Im Gesetzesentwurf sind dabei Ansätze zu erkennen, dass neben der Pflege in öffentlichen Einrichtungen ein zweites Pflegesystem etabliert werden soll, allerdings fehlt dafür jede Form der finanziellen Bedeckung. Monatliche Kosten von 2.000 bis 3.000 Euro pro betreuter Person sind schlicht unrealistisch. Der Städtebund hat daher in seiner Stellungnahme klare Worte nicht gescheut: „Es steht zu befürchten, dass die vorliegende Form der 24-Stunden-Betreuung legal nicht leistbar, räumlich nicht umsetzbar, aber dafür qualitativ bedenklich ist.“

Nein zur Kostenüberwälzung auf Gemeinden
Sich automatisch aus dem Entwurf ergebende erhebliche Mehrbelastungen für die Städte und Gemeinden werden komplett ausgeblendet. Das können Österreichs Kommunen nicht hinnehmen, da ihnen durch das Gesetz keinerlei Wahl- und Gestaltungsmöglichkeiten in der Vollziehung des Gesetzes gegeben werden, was im Sozialbereich ein zunehmend größeres Problem wird, da Aufgabenverantwortung und Mitteldotierung gerade hier immer weiter auseinanderklaffen.

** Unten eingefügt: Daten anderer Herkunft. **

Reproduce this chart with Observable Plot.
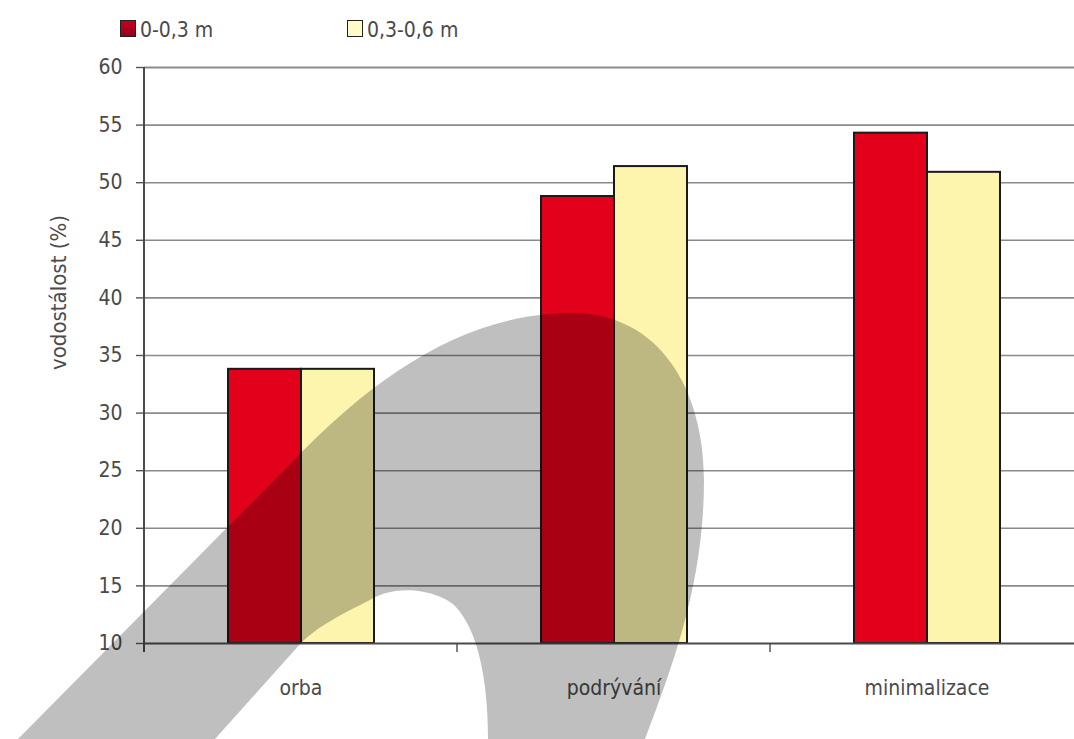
<!DOCTYPE html>
<html>
<head>
<meta charset="utf-8">
<script src="https://cdn.jsdelivr.net/npm/d3@7"></script>
<script src="https://cdn.jsdelivr.net/npm/@observablehq/plot@0.6"></script>
<style>
  html, body { margin: 0; padding: 0; background: #fff; }
  body { width: 1074px; height: 739px; overflow: hidden; position: relative;
         font-family: "Liberation Sans Narrow", "DejaVu Sans Condensed", "Arial Narrow", sans-serif; color: #4a4a4a; }
  #legend { position: relative; height: 50px; }
  .key { position: absolute; top: 20px; width: 14px; height: 15px; border: 1px solid #222; }
  .key-label { position: absolute; top: 19px; font-size: 21px; line-height: 22px; white-space: nowrap; }
  #chart { position: relative; }
  #swoosh { position: absolute; left: 0; top: 0; pointer-events: none; }
</style>
</head>
<body>
<div id="legend"></div>
<div id="chart"></div>
<svg id="swoosh" width="1074" height="739" viewBox="0 0 1074 739">
  <!-- grey arch logo printed over the chart -->
  <path fill="#000" fill-opacity="0.25" fill-rule="evenodd"
        d="M 18 739 L 290 464 C 380 370, 470 313, 572 313 C 660 313, 704 390, 704 480 C 704 580, 675 660, 645 739 L 488 739 C 488 680, 478 630, 455 606 C 440 592, 400 582, 370 600 C 340 615, 320 625, 301 643 L 215 739 Z"/>
</svg>
<script>
// Water stability of soil aggregates by tillage method and depth
const categories = ["orba", "podrývání", "minimalizace"];
const series = ["0-0,3 m", "0,3-0,6 m"];
const shallow = [33.8, 48.8, 54.3];   // 0-0,3 m
const deep = [33.8, 51.4, 50.9];      // 0,3-0,6 m
const yTicks = [10, 15, 20, 25, 30, 35, 40, 45, 50, 55, 60];
const yLabel = "vodostálost (%)";

const barColors = ["#e3001b", "#fdf4ae"];
const keyColors = ["linear-gradient(#c4001c, #98001e)", "#fffbc9"];
const FONT = '"Liberation Sans Narrow", "DejaVu Sans Condensed", "Arial Narrow", sans-serif';

const rows = categories.flatMap((c, i) => [
  {category: c, series: series[0], value: shallow[i]},
  {category: c, series: series[1], value: deep[i]}
]);

// legend
const legend = document.getElementById("legend");
const keyLeft = [120, 347];
series.forEach((s, i) => {
  const k = document.createElement("div");
  k.className = "key";
  k.style.left = keyLeft[i] + "px";
  k.style.background = keyColors[i];
  legend.appendChild(k);
  const t = document.createElement("div");
  t.className = "key-label";
  t.style.left = (keyLeft[i] + 20) + "px";
  t.textContent = s;
  legend.appendChild(t);
});

const plot = Plot.plot({
  width: 1074,
  height: 689,
  marginLeft: 144,
  marginRight: 0,
  marginTop: 17,
  marginBottom: 96,
  style: {fontFamily: FONT, fontSize: "21px", color: "#4a4a4a", background: "transparent", overflow: "visible"},
  fx: {domain: categories, range: [144, 1083], padding: 0, label: null},
  x: {domain: series, paddingInner: 0, paddingOuter: 1.115, axis: null},
  y: {domain: [yTicks[0], yTicks[yTicks.length - 1]]},
  color: {domain: series, range: barColors},
  marks: [
    Plot.ruleY(yTicks.slice(1, -1), {stroke: "#8a8a8a", strokeWidth: 1.6}),
    Plot.ruleY([yTicks[yTicks.length - 1]], {stroke: "#8a8a8a", strokeWidth: 2.2}),
    Plot.barY(rows, {
      fx: "category", x: "series", y1: yTicks[0], y2: "value",
      fill: "series", stroke: "#1a1a1a", strokeWidth: 2
    }),
    Plot.ruleY([yTicks[0]], {stroke: "#4a4a4a", strokeWidth: 2}),
    Plot.axisY(yTicks, {tickSize: 8, tickPadding: 14, label: null, stroke: "#555", strokeWidth: 1.4}),
    Plot.axisFx({anchor: "bottom", tickSize: 0, tickPadding: 37, label: null}),
    Plot.text([yLabel], {
      frameAnchor: "left", facet: "super", textAnchor: "middle", rotate: -90,
      dx: -86, dy: -63, fontSize: 22, fill: "#4a4a4a"
    })
  ]
});

document.getElementById("chart").appendChild(plot);

// axis line and tick marks between categories, placed with the plot's scales
const fx = plot.scale("fx");
const y = plot.scale("y");
const svg = d3.select(plot);
const y0 = y.apply(yTicks[0]);
const yTop = y.apply(yTicks[yTicks.length - 1]);
const g = svg.append("g").attr("stroke", "#4a4a4a").attr("stroke-width", 2);
g.append("line")
  .attr("x1", fx.apply(categories[0])).attr("x2", fx.apply(categories[0]))
  .attr("y1", yTop).attr("y2", y0 + 9);
categories.slice(1).forEach(c => {
  g.append("line")
    .attr("stroke-width", 1.4)
    .attr("x1", fx.apply(c)).attr("x2", fx.apply(c))
    .attr("y1", y0).attr("y2", y0 + 9);
});
</script>
</body>
</html>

Eines ist sicher: Für eine langfristig tragfähige Lösung der „Pflegefrage“ müssen sich alle Beteiligten mehr Zeit nehmen, eine solide öffentliche Finanzierungsform finden (wie etwa eine solidarische Pflegeversicherung, zu der sich der Städtebund bekennt), klare Kompetenzen für die bürgernächste Ebene Gemeinde definieren (im Zusammenwirken mit den Ländern) und nicht zuletzt ein Ende der „Verunsicherungsdebatte“ in der Öffentlichkeit herbeiführen.
Denn das hochsensible Thema Pflege darf im Interesse der älteren Generation, der pflegenden Angehörigen sowie aller in diesem Bereich beschäftigten Menschen nicht dem Zufall oder gar weiterhin dem „Schwarzmarkt“ überlassen bleiben.